• [Description of the task]: Write every line out verbatim and omit the pictures.

• [Provided material]:
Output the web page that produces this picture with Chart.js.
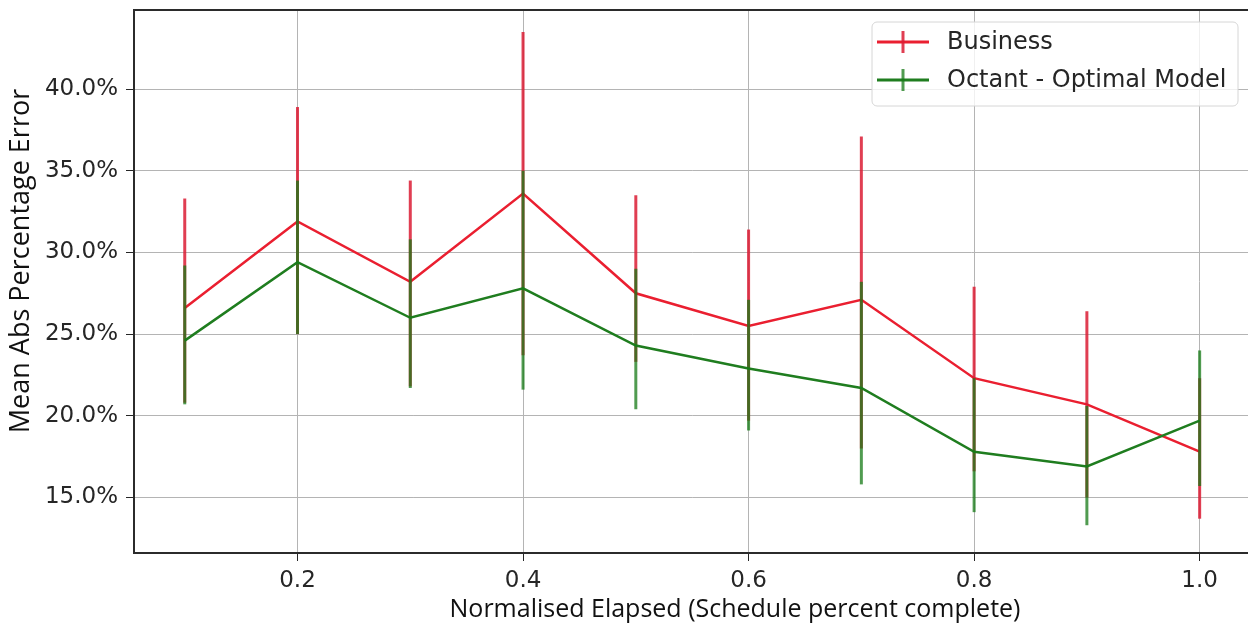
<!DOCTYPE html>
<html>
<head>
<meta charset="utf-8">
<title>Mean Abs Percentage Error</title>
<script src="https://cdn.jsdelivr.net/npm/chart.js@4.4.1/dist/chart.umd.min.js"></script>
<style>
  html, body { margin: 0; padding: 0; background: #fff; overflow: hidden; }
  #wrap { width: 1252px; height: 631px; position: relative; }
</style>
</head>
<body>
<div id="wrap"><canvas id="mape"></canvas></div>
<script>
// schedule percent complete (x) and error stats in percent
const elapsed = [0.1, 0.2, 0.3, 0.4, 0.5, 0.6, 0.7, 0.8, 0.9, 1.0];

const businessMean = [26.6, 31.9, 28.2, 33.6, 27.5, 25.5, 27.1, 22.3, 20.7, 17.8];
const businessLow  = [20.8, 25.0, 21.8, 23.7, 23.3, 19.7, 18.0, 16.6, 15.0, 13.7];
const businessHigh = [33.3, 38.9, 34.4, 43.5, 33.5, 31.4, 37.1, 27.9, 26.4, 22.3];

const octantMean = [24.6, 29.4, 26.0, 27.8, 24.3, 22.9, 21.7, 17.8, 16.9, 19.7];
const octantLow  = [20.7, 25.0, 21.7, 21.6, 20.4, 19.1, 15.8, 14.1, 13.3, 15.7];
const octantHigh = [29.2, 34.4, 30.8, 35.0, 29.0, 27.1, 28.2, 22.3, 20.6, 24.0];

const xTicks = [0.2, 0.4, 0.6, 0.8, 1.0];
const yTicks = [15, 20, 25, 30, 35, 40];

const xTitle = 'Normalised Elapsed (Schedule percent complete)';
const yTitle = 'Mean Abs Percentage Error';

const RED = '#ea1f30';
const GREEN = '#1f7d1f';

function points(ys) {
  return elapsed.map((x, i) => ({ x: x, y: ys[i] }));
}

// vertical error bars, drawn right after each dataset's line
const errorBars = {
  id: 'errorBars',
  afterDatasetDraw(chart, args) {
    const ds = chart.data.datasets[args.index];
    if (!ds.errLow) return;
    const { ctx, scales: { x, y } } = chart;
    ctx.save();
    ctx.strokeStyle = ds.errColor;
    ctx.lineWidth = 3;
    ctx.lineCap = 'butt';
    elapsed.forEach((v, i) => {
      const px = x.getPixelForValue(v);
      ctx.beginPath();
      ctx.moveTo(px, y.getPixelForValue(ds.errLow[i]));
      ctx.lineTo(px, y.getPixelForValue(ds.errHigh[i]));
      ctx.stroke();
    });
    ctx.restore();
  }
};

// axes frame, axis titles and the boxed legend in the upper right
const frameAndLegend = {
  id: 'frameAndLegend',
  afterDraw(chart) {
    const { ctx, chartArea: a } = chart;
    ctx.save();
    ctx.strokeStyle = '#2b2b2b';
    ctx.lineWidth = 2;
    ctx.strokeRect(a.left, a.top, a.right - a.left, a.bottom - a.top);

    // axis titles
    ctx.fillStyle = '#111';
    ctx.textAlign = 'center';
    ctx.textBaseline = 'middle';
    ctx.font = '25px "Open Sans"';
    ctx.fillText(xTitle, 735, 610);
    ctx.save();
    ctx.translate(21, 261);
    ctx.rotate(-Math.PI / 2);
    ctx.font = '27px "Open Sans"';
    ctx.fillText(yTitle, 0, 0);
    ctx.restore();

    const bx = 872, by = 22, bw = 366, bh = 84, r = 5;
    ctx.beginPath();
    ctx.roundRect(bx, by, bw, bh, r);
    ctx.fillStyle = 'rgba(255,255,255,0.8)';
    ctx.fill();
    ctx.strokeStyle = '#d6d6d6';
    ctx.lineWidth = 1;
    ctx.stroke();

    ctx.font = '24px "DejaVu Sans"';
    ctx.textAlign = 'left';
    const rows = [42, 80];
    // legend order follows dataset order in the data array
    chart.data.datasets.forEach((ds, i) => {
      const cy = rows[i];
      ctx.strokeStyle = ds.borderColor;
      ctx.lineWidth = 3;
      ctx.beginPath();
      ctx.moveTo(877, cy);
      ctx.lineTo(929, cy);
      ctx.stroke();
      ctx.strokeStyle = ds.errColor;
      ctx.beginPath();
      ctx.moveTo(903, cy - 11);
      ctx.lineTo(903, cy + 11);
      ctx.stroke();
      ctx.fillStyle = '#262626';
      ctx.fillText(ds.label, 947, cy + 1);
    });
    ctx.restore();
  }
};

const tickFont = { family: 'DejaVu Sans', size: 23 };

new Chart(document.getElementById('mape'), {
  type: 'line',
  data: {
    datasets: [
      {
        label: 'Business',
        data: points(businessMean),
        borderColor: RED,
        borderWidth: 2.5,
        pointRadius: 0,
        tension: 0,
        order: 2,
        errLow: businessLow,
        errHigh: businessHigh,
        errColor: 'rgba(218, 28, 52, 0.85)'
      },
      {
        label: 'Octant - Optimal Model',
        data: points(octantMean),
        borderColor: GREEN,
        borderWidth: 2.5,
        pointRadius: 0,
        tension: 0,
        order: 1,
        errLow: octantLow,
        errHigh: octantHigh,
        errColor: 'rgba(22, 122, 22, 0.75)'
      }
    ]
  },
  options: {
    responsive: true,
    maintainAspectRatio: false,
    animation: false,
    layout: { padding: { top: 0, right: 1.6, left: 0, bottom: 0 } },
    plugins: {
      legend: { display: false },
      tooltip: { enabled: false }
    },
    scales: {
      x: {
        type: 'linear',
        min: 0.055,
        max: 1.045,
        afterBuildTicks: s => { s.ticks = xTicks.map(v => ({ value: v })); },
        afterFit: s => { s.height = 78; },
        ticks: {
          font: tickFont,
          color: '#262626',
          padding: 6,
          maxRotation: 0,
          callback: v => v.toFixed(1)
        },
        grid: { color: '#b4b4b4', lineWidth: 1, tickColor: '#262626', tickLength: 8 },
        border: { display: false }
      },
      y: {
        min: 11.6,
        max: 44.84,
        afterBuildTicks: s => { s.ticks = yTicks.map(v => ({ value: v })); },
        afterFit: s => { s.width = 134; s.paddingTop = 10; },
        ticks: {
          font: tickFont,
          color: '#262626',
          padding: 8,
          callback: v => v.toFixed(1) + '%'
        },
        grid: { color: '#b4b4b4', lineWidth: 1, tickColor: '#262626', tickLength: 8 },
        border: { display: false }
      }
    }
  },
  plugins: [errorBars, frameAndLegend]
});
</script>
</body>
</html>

• [Final result]:
Output the web page that produces this picture with Chart.js.
<!DOCTYPE html>
<html>
<head>
<meta charset="utf-8">
<title>Mean Abs Percentage Error</title>
<script src="https://cdn.jsdelivr.net/npm/chart.js@4.4.1/dist/chart.umd.min.js"></script>
<style>
  html, body { margin: 0; padding: 0; background: #fff; overflow: hidden; }
  #wrap { width: 1252px; height: 631px; position: relative; }
</style>
</head>
<body>
<div id="wrap"><canvas id="mape"></canvas></div>
<script>
// schedule percent complete (x) and error stats in percent
const elapsed = [0.1, 0.2, 0.3, 0.4, 0.5, 0.6, 0.7, 0.8, 0.9, 1.0];

const businessMean = [26.6, 31.9, 28.2, 33.6, 27.5, 25.5, 27.1, 22.3, 20.7, 17.8];
const businessLow  = [20.8, 25.0, 21.8, 23.7, 23.3, 19.7, 18.0, 16.6, 15.0, 13.7];
const businessHigh = [33.3, 38.9, 34.4, 43.5, 33.5, 31.4, 37.1, 27.9, 26.4, 22.3];

const octantMean = [24.6, 29.4, 26.0, 27.8, 24.3, 22.9, 21.7, 17.8, 16.9, 19.7];
const octantLow  = [20.7, 25.0, 21.7, 21.6, 20.4, 19.1, 15.8, 14.1, 13.3, 15.7];
const octantHigh = [29.2, 34.4, 30.8, 35.0, 29.0, 27.1, 28.2, 22.3, 20.6, 24.0];

const xTicks = [0.2, 0.4, 0.6, 0.8, 1.0];
const yTicks = [15, 20, 25, 30, 35, 40];

const xTitle = 'Normalised Elapsed (Schedule percent complete)';
const yTitle = 'Mean Abs Percentage Error';

const RED = '#ea1f30';
const GREEN = '#1f7d1f';

function points(ys) {
  return elapsed.map((x, i) => ({ x: x, y: ys[i] }));
}

// vertical error bars, drawn right after each dataset's line
const errorBars = {
  id: 'errorBars',
  afterDatasetDraw(chart, args) {
    const ds = chart.data.datasets[args.index];
    if (!ds.errLow) return;
    const { ctx, scales: { x, y } } = chart;
    ctx.save();
    ctx.strokeStyle = ds.errColor;
    ctx.lineWidth = 3;
    ctx.lineCap = 'butt';
    elapsed.forEach((v, i) => {
      const px = x.getPixelForValue(v);
      ctx.beginPath();
      ctx.moveTo(px, y.getPixelForValue(ds.errLow[i]));
      ctx.lineTo(px, y.getPixelForValue(ds.errHigh[i]));
      ctx.stroke();
    });
    ctx.restore();
  }
};

// axes frame, axis titles and the boxed legend in the upper right
const frameAndLegend = {
  id: 'frameAndLegend',
  afterDraw(chart) {
    const { ctx, chartArea: a } = chart;
    ctx.save();
    ctx.strokeStyle = '#2b2b2b';
    ctx.lineWidth = 2;
    ctx.strokeRect(a.left, a.top, a.right - a.left, a.bottom - a.top);

    // axis titles
    ctx.fillStyle = '#111';
    ctx.textAlign = 'center';
    ctx.textBaseline = 'middle';
    ctx.font = '25px "Open Sans"';
    ctx.fillText(xTitle, 735, 610);
    ctx.save();
    ctx.translate(21, 261);
    ctx.rotate(-Math.PI / 2);
    ctx.font = '27px "Open Sans"';
    ctx.fillText(yTitle, 0, 0);
    ctx.restore();

    const bx = 872, by = 22, bw = 366, bh = 84, r = 5;
    ctx.beginPath();
    ctx.roundRect(bx, by, bw, bh, r);
    ctx.fillStyle = 'rgba(255,255,255,0.8)';
    ctx.fill();
    ctx.strokeStyle = '#d6d6d6';
    ctx.lineWidth = 1;
    ctx.stroke();

    ctx.font = '24px "DejaVu Sans"';
    ctx.textAlign = 'left';
    const rows = [42, 80];
    // legend order follows dataset order in the data array
    chart.data.datasets.forEach((ds, i) => {
      const cy = rows[i];
      ctx.strokeStyle = ds.borderColor;
      ctx.lineWidth = 3;
      ctx.beginPath();
      ctx.moveTo(877, cy);
      ctx.lineTo(929, cy);
      ctx.stroke();
      ctx.strokeStyle = ds.errColor;
      ctx.beginPath();
      ctx.moveTo(903, cy - 11);
      ctx.lineTo(903, cy + 11);
      ctx.stroke();
      ctx.fillStyle = '#262626';
      ctx.fillText(ds.label, 947, cy + 1);
    });
    ctx.restore();
  }
};

const tickFont = { family: 'DejaVu Sans', size: 23 };

new Chart(document.getElementById('mape'), {
  type: 'line',
  data: {
    datasets: [
      {
        label: 'Business',
        data: points(businessMean),
        borderColor: RED,
        borderWidth: 2.5,
        pointRadius: 0,
        tension: 0,
        order: 2,
        errLow: businessLow,
        errHigh: businessHigh,
        errColor: 'rgba(218, 28, 52, 0.85)'
      },
      {
        label: 'Octant - Optimal Model',
        data: points(octantMean),
        borderColor: GREEN,
        borderWidth: 2.5,
        pointRadius: 0,
        tension: 0,
        order: 1,
        errLow: octantLow,
        errHigh: octantHigh,
        errColor: 'rgba(22, 122, 22, 0.75)'
      }
    ]
  },
  options: {
    responsive: true,
    maintainAspectRatio: false,
    animation: false,
    layout: { padding: { top: 0, right: 1.6, left: 0, bottom: 0 } },
    plugins: {
      legend: { display: false },
      tooltip: { enabled: false }
    },
    scales: {
      x: {
        type: 'linear',
        min: 0.055,
        max: 1.045,
        afterBuildTicks: s => { s.ticks = xTicks.map(v => ({ value: v })); },
        afterFit: s => { s.height = 78; },
        ticks: {
          font: tickFont,
          color: '#262626',
          padding: 6,
          maxRotation: 0,
          callback: v => v.toFixed(1)
        },
        grid: { color: '#b4b4b4', lineWidth: 1, tickColor: '#262626', tickLength: 8 },
        border: { display: false }
      },
      y: {
        min: 11.6,
        max: 44.84,
        afterBuildTicks: s => { s.ticks = yTicks.map(v => ({ value: v })); },
        afterFit: s => { s.width = 134; s.paddingTop = 10; },
        ticks: {
          font: tickFont,
          color: '#262626',
          padding: 8,
          callback: v => v.toFixed(1) + '%'
        },
        grid: { color: '#b4b4b4', lineWidth: 1, tickColor: '#262626', tickLength: 8 },
        border: { display: false }
      }
    }
  },
  plugins: [errorBars, frameAndLegend]
});
</script>
</body>
</html>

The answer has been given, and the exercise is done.